_What is being asked_
Write each line of the material exactly as given, from the top through the line that contains "var color = d3.scaleOrdinal().domain(regions).range(colors);", and omit all pictures.
>> Start Dataset content
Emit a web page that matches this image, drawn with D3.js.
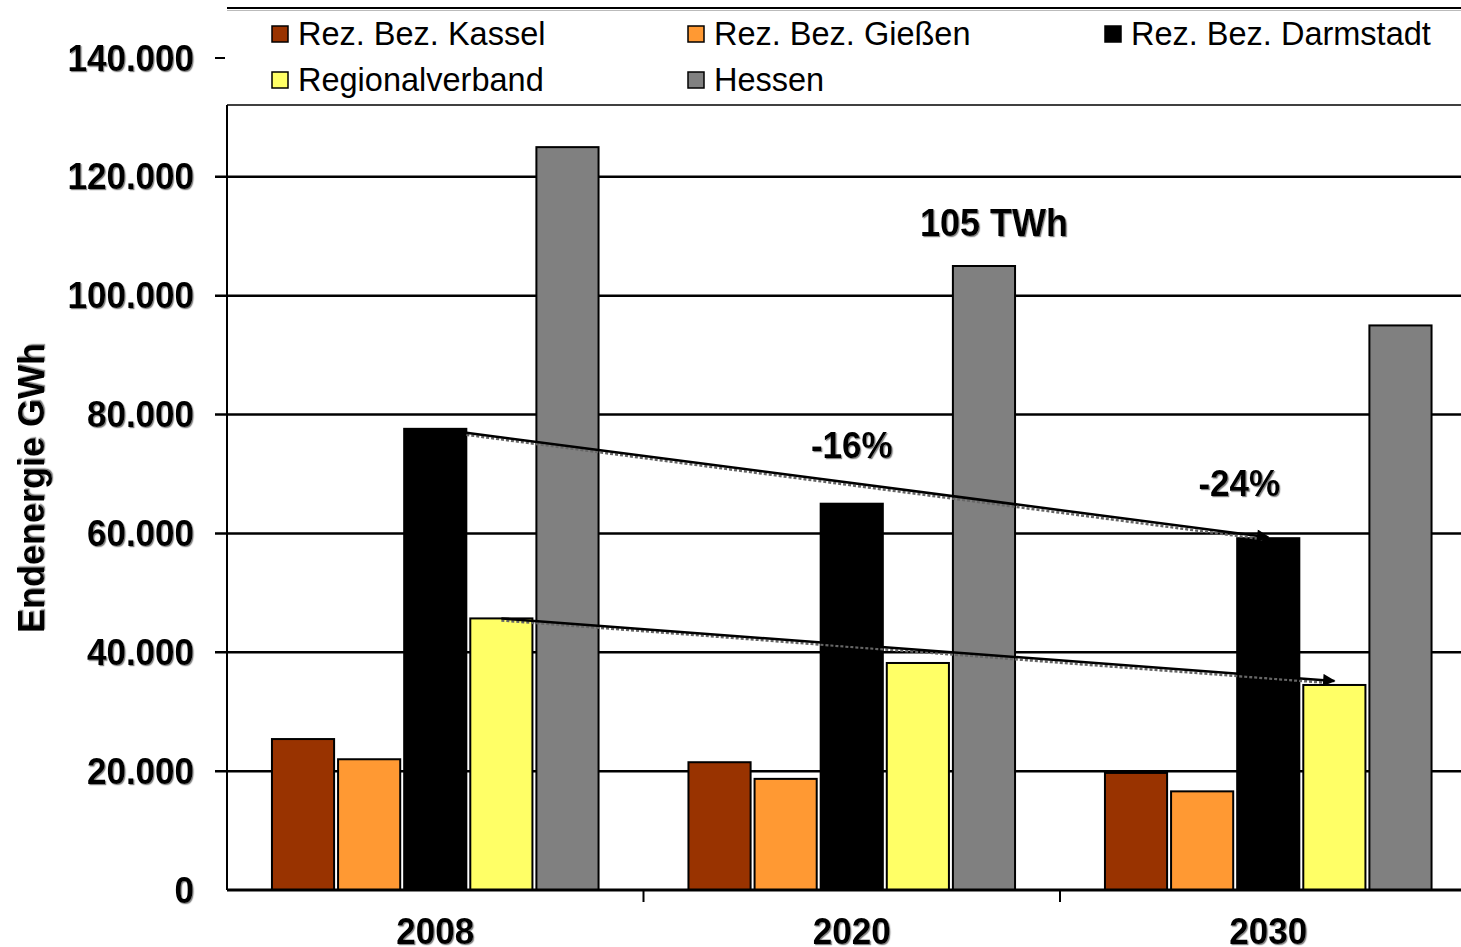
<!DOCTYPE html>
<html>
<head>
<meta charset="utf-8">
<script src="https://cdn.jsdelivr.net/npm/d3@7"></script>
<style>
  html, body { margin: 0; padding: 0; background: #fff; }
  svg { display: block; font-family: "Liberation Sans", Arial, sans-serif; }
  .tick-label { font-weight: bold; font-size: 35px; fill: #000; }
  .legend-label { font-size: 32.5px; fill: #000; }
  .note { font-weight: bold; font-size: 35px; fill: #000; }
</style>
</head>
<body>
<div id="chart"></div>
<script>
// data
var years = ["2008", "2020", "2030"];
var regions = ["Rez. Bez. Kassel", "Rez. Bez. Gießen", "Rez. Bez. Darmstadt", "Regionalverband", "Hessen"];
var colors = ["#993300", "#ff9933", "#000000", "#ffff66", "#808080"];
var kassel = [25400, 21500, 19700];
var giessen = [22000, 18700, 16600];
var darmstadt = [77600, 65000, 59200];
var regionalverband = [45700, 38200, 34500];
var hessen = [125000, 105000, 95000];
var yTicks = [0, 20000, 40000, 60000, 80000, 100000, 120000, 140000];
var yTitle = "Endenergie GWh";

var series = [kassel, giessen, darmstadt, regionalverband, hessen];

var width = 1461, height = 947;
var plot = { left: 227, right: 1476.5, top: 105, bottom: 890, yTop: 58 };
var stretch = 1.07; // bold labels are a bit taller than wide in the original

var svg = d3.select("#chart").append("svg")
    .attr("width", width)
    .attr("height", height);

var defs = svg.append("defs");
defs.append("filter")
    .attr("id", "shadow")
    .attr("x", "-5%").attr("y", "-10%")
    .attr("width", "115%").attr("height", "130%")
    .append("feDropShadow")
    .attr("dx", 1.2).attr("dy", 1.2)
    .attr("stdDeviation", 0.6)
    .attr("flood-color", "#666")
    .attr("flood-opacity", 0.8);

var x0 = d3.scaleBand()
    .domain(years)
    .range([plot.left, plot.right]);
var x1 = d3.scaleBand()
    .domain(regions)
    .range([0, x0.bandwidth()])
    .paddingInner(0.06)
    .paddingOuter(0.68);
var y = d3.scaleLinear()
    .domain([0, 140000])
    .range([plot.bottom, plot.yTop]);
var color = d3.scaleOrdinal().domain(regions).range(colors);

var fmt = function (v) {
    return v === 0 ? "0" : d3.format(",")(v).replace(/,/g, ".");
};

// legend frame
svg.append("line")
    .attr("x1", plot.left).attr("x2", width)
    .attr("y1", 8).attr("y2", 8)
    .attr("stroke", "#000").attr("stroke-width", 2);
svg.append("line")
    .attr("x1", plot.left).attr("x2", width)
    .attr("y1", 10.5).attr("y2", 10.5)
    .attr("stroke", "#bbb").attr("stroke-width", 1);
svg.append("line")
    .attr("x1", plot.left).attr("x2", width)
    .attr("y1", plot.top).attr("y2", plot.top)
    .attr("stroke", "#000").attr("stroke-width", 1.5);

// gridlines
var gridTicks = yTicks.filter(function (t) { return t > 0 && y(t) > plot.top; });
svg.append("g")
    .selectAll("line")
    .data(gridTicks)
    .join("line")
    .attr("x1", plot.left - 12).attr("x2", width)
    .attr("y1", function (d) { return y(d); })
    .attr("y2", function (d) { return y(d); })
    .attr("stroke", "#000").attr("stroke-width", 2.5);

// top tick (above plot area)
svg.append("line")
    .attr("x1", plot.left - 12).attr("x2", plot.left - 2)
    .attr("y1", y(140000)).attr("y2", y(140000))
    .attr("stroke", "#000").attr("stroke-width", 2);

// y tick labels
svg.append("g")
    .attr("filter", "url(#shadow)")
    .selectAll("text")
    .data(yTicks)
    .join("text")
    .attr("class", "tick-label")
    .attr("transform", function (d) {
        return "translate(194," + (y(d) + 12.5) + ") scale(1," + stretch + ")";
    })
    .attr("text-anchor", "end")
    .text(fmt);

// y axis title
svg.append("text")
    .attr("class", "tick-label")
    .attr("filter", "url(#shadow)")
    .attr("transform", "translate(44,488) rotate(-90)")
    .attr("text-anchor", "middle")
    .style("font-size", "36px")
    .text(yTitle);

// bars
var groups = svg.append("g")
    .selectAll("g")
    .data(years)
    .join("g")
    .attr("transform", function (d) { return "translate(" + x0(d) + ",0)"; });

groups.selectAll("rect")
    .data(function (yr, i) {
        return regions.map(function (r, j) { return { region: r, value: series[j][i] }; });
    })
    .join("rect")
    .attr("x", function (d) { return x1(d.region); })
    .attr("y", function (d) { return y(d.value); })
    .attr("width", x1.bandwidth())
    .attr("height", function (d) { return plot.bottom - y(d.value); })
    .attr("fill", function (d) { return color(d.region); })
    .attr("stroke", "#000")
    .attr("stroke-width", 2);

// y axis line
svg.append("line")
    .attr("x1", plot.left).attr("x2", plot.left)
    .attr("y1", plot.top).attr("y2", plot.bottom)
    .attr("stroke", "#000").attr("stroke-width", 2);

// x axis
svg.append("line")
    .attr("x1", plot.left).attr("x2", width)
    .attr("y1", plot.bottom).attr("y2", plot.bottom)
    .attr("stroke", "#000").attr("stroke-width", 3);
svg.append("g")
    .selectAll("line")
    .data(years.slice(1))
    .join("line")
    .attr("x1", function (d) { return x0(d); })
    .attr("x2", function (d) { return x0(d); })
    .attr("y1", plot.bottom).attr("y2", plot.bottom + 12)
    .attr("stroke", "#000").attr("stroke-width", 2);
svg.append("g")
    .attr("filter", "url(#shadow)")
    .selectAll("text")
    .data(years)
    .join("text")
    .attr("class", "tick-label")
    .attr("transform", function (d) {
        return "translate(" + (x0(d) + x0.bandwidth() / 2) + ",944) scale(1," + stretch + ")";
    })
    .attr("text-anchor", "middle")
    .text(function (d) { return d; });

// arrows
defs.append("marker")
    .attr("id", "arrow")
    .attr("viewBox", "0 0 10 10")
    .attr("refX", 9).attr("refY", 5)
    .attr("markerWidth", 6).attr("markerHeight", 5)
    .attr("markerUnits", "strokeWidth")
    .attr("orient", "auto")
    .append("path")
    .attr("d", "M0,0 L10,5 L0,10 Z")
    .attr("fill", "#000");

var iD = regions.indexOf("Rez. Bez. Darmstadt");
var iR = regions.indexOf("Regionalverband");
var arrows = [
    {
        x1: x0("2008") + x1(regions[iD]) + x1.bandwidth(), y1: y(darmstadt[0]) + 4,
        x2: x0("2030") + x1(regions[iD]) + x1.bandwidth() / 2, y2: y(darmstadt[2]) - 1
    },
    {
        x1: x0("2008") + x1(regions[iR]) + x1.bandwidth() / 2, y1: y(regionalverband[0]),
        x2: x0("2030") + x1(regions[iR]) + x1.bandwidth() / 2, y2: y(regionalverband[2]) - 4
    }
];
var ag = svg.append("g");
ag.selectAll("line.shadow")
    .data(arrows)
    .join("line")
    .attr("class", "shadow")
    .attr("x1", function (d) { return d.x1; })
    .attr("y1", function (d) { return d.y1 + 2; })
    .attr("x2", function (d) { return d.x2 - 6; })
    .attr("y2", function (d) { return d.y2 + 2; })
    .attr("stroke", "#666").attr("stroke-width", 2.5)
    .attr("stroke-dasharray", "3,2");
ag.selectAll("line.main")
    .data(arrows)
    .join("line")
    .attr("class", "main")
    .attr("x1", function (d) { return d.x1; })
    .attr("y1", function (d) { return d.y1; })
    .attr("x2", function (d) { return d.x2; })
    .attr("y2", function (d) { return d.y2; })
    .attr("stroke", "#000").attr("stroke-width", 2.5)
    .attr("marker-end", "url(#arrow)");

// annotations
var notes = [
    { text: "105 TWh", size: 36, x: x0("2020") + x1(regions[4]) + x1.bandwidth() / 2 + 10, y: y(hessen[1]) - 30 },
    { text: "-16%", size: 35, x: x0("2020") + x1(regions[iD]) + x1.bandwidth() / 2, y: y(darmstadt[1]) - 46 },
    { text: "-24%", size: 35, x: x0("2030") + x1(regions[iD]) + x1.bandwidth() / 2 - 29, y: y(darmstadt[2]) - 42 }
];
svg.append("g")
    .attr("filter", "url(#shadow)")
    .selectAll("text")
    .data(notes)
    .join("text")
    .attr("class", "note")
    .style("font-size", function (d) { return d.size + "px"; })
    .attr("transform", function (d) {
        return "translate(" + d.x + "," + d.y + ") scale(1," + stretch + ")";
    })
    .attr("text-anchor", "middle")
    .text(function (d) { return d.text; });

// legend
var legendCols = [272, 688, 1105];
var legendRows = [34, 80];
var legend = svg.append("g")
    .selectAll("g")
    .data(regions)
    .join("g")
    .attr("transform", function (d, i) {
        return "translate(" + legendCols[i % 3] + "," + legendRows[Math.floor(i / 3)] + ")";
    });
legend.append("rect")
    .attr("x", 0).attr("y", -8)
    .attr("width", 16).attr("height", 16)
    .attr("fill", function (d) { return color(d); })
    .attr("stroke", "#000").attr("stroke-width", 1.5);
legend.append("text")
    .attr("class", "legend-label")
    .attr("x", 26)
    .attr("dy", "0.35em")
    .text(function (d) { return d; });
</script>
</body>
</html>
>> End Dataset content
_Result of this exercise_
Emit a web page that matches this image, drawn with D3.js.
<!DOCTYPE html>
<html>
<head>
<meta charset="utf-8">
<script src="https://cdn.jsdelivr.net/npm/d3@7"></script>
<style>
  html, body { margin: 0; padding: 0; background: #fff; }
  svg { display: block; font-family: "Liberation Sans", Arial, sans-serif; }
  .tick-label { font-weight: bold; font-size: 35px; fill: #000; }
  .legend-label { font-size: 32.5px; fill: #000; }
  .note { font-weight: bold; font-size: 35px; fill: #000; }
</style>
</head>
<body>
<div id="chart"></div>
<script>
// data
var years = ["2008", "2020", "2030"];
var regions = ["Rez. Bez. Kassel", "Rez. Bez. Gießen", "Rez. Bez. Darmstadt", "Regionalverband", "Hessen"];
var colors = ["#993300", "#ff9933", "#000000", "#ffff66", "#808080"];
var kassel = [25400, 21500, 19700];
var giessen = [22000, 18700, 16600];
var darmstadt = [77600, 65000, 59200];
var regionalverband = [45700, 38200, 34500];
var hessen = [125000, 105000, 95000];
var yTicks = [0, 20000, 40000, 60000, 80000, 100000, 120000, 140000];
var yTitle = "Endenergie GWh";

var series = [kassel, giessen, darmstadt, regionalverband, hessen];

var width = 1461, height = 947;
var plot = { left: 227, right: 1476.5, top: 105, bottom: 890, yTop: 58 };
var stretch = 1.07; // bold labels are a bit taller than wide in the original

var svg = d3.select("#chart").append("svg")
    .attr("width", width)
    .attr("height", height);

var defs = svg.append("defs");
defs.append("filter")
    .attr("id", "shadow")
    .attr("x", "-5%").attr("y", "-10%")
    .attr("width", "115%").attr("height", "130%")
    .append("feDropShadow")
    .attr("dx", 1.2).attr("dy", 1.2)
    .attr("stdDeviation", 0.6)
    .attr("flood-color", "#666")
    .attr("flood-opacity", 0.8);

var x0 = d3.scaleBand()
    .domain(years)
    .range([plot.left, plot.right]);
var x1 = d3.scaleBand()
    .domain(regions)
    .range([0, x0.bandwidth()])
    .paddingInner(0.06)
    .paddingOuter(0.68);
var y = d3.scaleLinear()
    .domain([0, 140000])
    .range([plot.bottom, plot.yTop]);
var color = d3.scaleOrdinal().domain(regions).range(colors);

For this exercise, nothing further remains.